If a tenant wishes to end a tenancy contract, he or she has to give the landlord a written notice to that effect. The written notice needs to be duly signed by the tenant and the address of the premises has to be clearly mentioned. The notice should also include the date on which the tenancy contract/period ends.

That’s not all; the tenant has to make sure that the notice is handed over to the landlord personally. In case that is not possible due to any reason, the tenant may send the notice by registered post with acknowledgement due. If either of these is not possible, the notice can be sent via email or by fax. If the notice is sent by fax, make sure you get a copy of the notice printed and save it for future reference.

Whatever the fixed term agreed upon has to be honoured by both the landlord and the tenant. Although neither party has the right to end the term, under section 21, the landlord has a right to serve a 2-month notice period asking the tenant to vacate the premises. Please note this will be a “Notice Requiring Possession” and not a “Notice to Quit” being issued on the tenant. However, the landlord needs to make sure he or she has a court order for possession before the eviction proceedings can take place.

If the fixed term takes its course naturally and the tenant refuses to budge at the end of the term, both parties need to agree to what is known as a Contractual Period Tenancy (CPT) and let the tenancy turn into a Statutory Period Tenancy (SPT) automatically. One advantage with SPT is that it is almost the same as the original term contract, though the 2-month notice period will not apply here.
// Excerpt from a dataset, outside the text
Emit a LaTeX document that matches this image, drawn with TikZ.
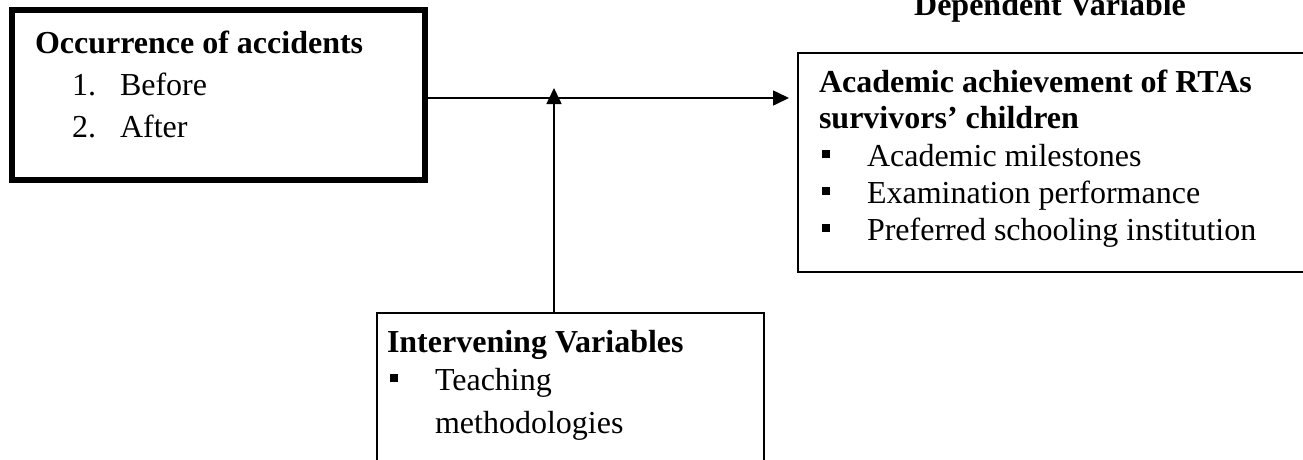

Similarly, the notice period for the SPT will depend on the nature of the new contract: if it is a monthly rent contract the tenancy will be a monthly period tenancy; for a 3-month period it will automatically become a 3-month periodic tenancy.
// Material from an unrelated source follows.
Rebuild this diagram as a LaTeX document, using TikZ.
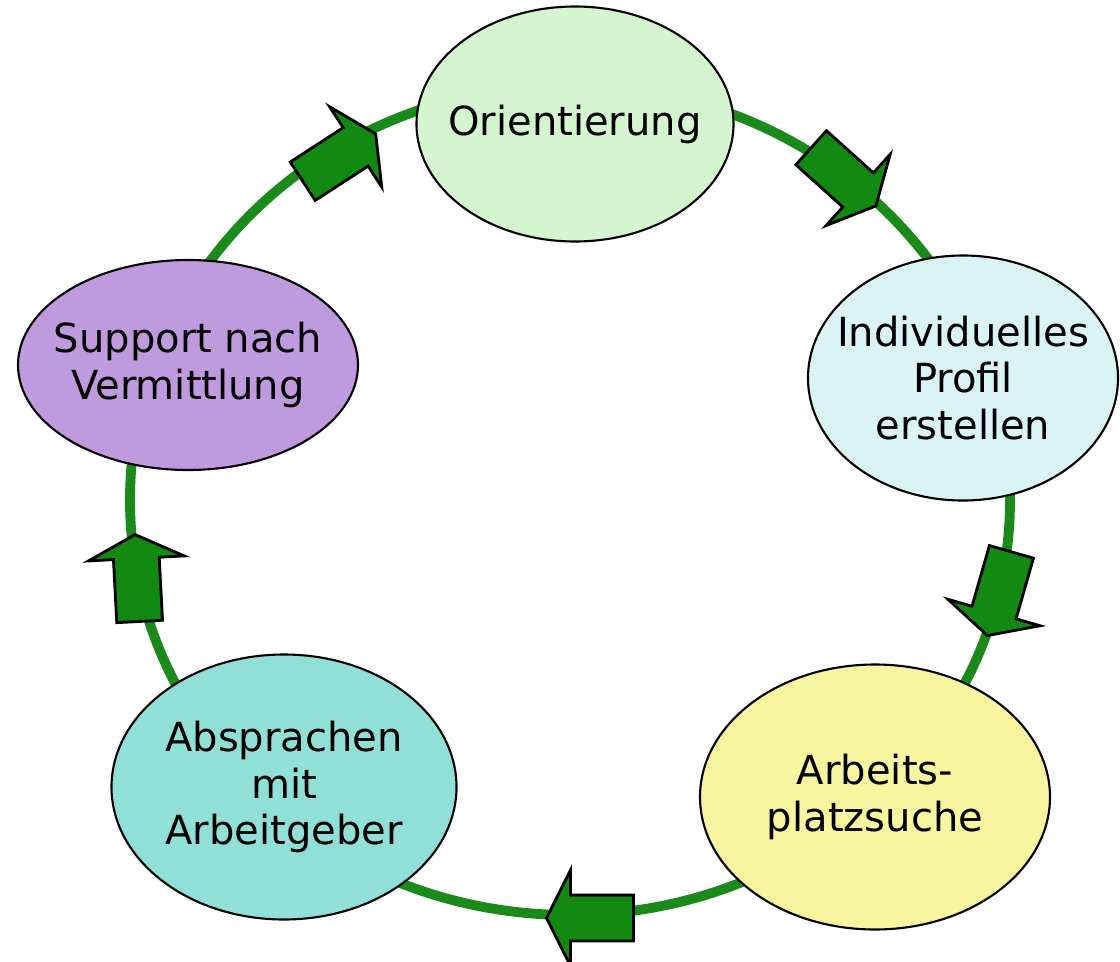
\documentclass[tikz,border=0pt]{standalone}
\usepackage{fontspec}
\setmainfont{DejaVu Sans}
\usetikzlibrary{shapes.geometric,shapes.arrows}
\definecolor{ringgreen}{HTML}{1A8A1A}
\definecolor{arrowgreen}{HTML}{128A12}
\definecolor{orientfill}{HTML}{D5F5D0}
\definecolor{profilfill}{HTML}{D9F4F2}
\definecolor{suchefill}{HTML}{F7F59F}
\definecolor{absprachefill}{HTML}{90E0D8}
\definecolor{supportfill}{HTML}{C09ADE}
\begin{document}
\begin{tikzpicture}
    \useasboundingbox (0,0) rectangle (11.2,-9.61);
    \coordinate (ring) at (5.70,-5.00);
    \draw[ringgreen, line width=2.8pt] (ring) ellipse [x radius=4.4cm, y radius=4.15cm];
    \begin{scope}
        \tikzstyle{every node}=[ellipse, draw=black, line width=0.6pt, inner sep=-1.5cm, align=center, text=black, font=\fontsize{11.4}{13.3}\selectfont]
        \node[fill=orientfill, minimum width=3.17cm, minimum height=2.35cm] (orient) at (5.75,-1.24) {Orientierung};
        \node[fill=profilfill, minimum width=3.10cm, minimum height=2.45cm] (profil) at (9.63,-3.78) {Individuelles\\Profil\\erstellen};
        \node[fill=suchefill, minimum width=3.50cm, minimum height=2.65cm] (suche) at (8.75,-7.97) {Arbeits-\\platzsuche};
        \node[fill=absprachefill, minimum width=3.45cm, minimum height=2.65cm] (absprache) at (2.84,-7.87) {Absprachen\\mit\\Arbeitgeber};
        \node[fill=supportfill, minimum width=3.40cm, minimum height=2.10cm] (support) at (1.88,-3.65) {Support nach\\Vermittlung};
    \end{scope}
    \begin{scope}
        \tikzstyle{every node}=[single arrow, draw=black, fill=arrowgreen, line width=0.8pt, inner xsep=0pt, inner ysep=0.215cm, single arrow head extend=0.25cm, single arrow tip angle=127, minimum height=0.87cm, anchor=tip]
        \node[rotate=33] (toorient) at (3.77,-1.33) {};
        \node[rotate=-42] (toprofil) at (8.77,-2.07) {};
        \node[rotate=-106] (tosuche) at (9.87,-6.37) {};
        \node[rotate=180] (toabsprache) at (5.45,-9.18) {};
        \node[rotate=93] (tosupport) at (1.35,-5.33) {};
    \end{scope}
\end{tikzpicture}
\end{document}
In case the landlord wishes to serve a notice to quit to a tenant who is on an SPT, he or she has to give a minimum notice of 2 months according to section 21. If the same is for a 3-month period, the notice will be for 3 months. However, the 1988 Housing Act is not very clear about the tenant’s notice for an SPT, though it is covered under Common Law (notice to quit) for protection from the Eviction Act of 1977.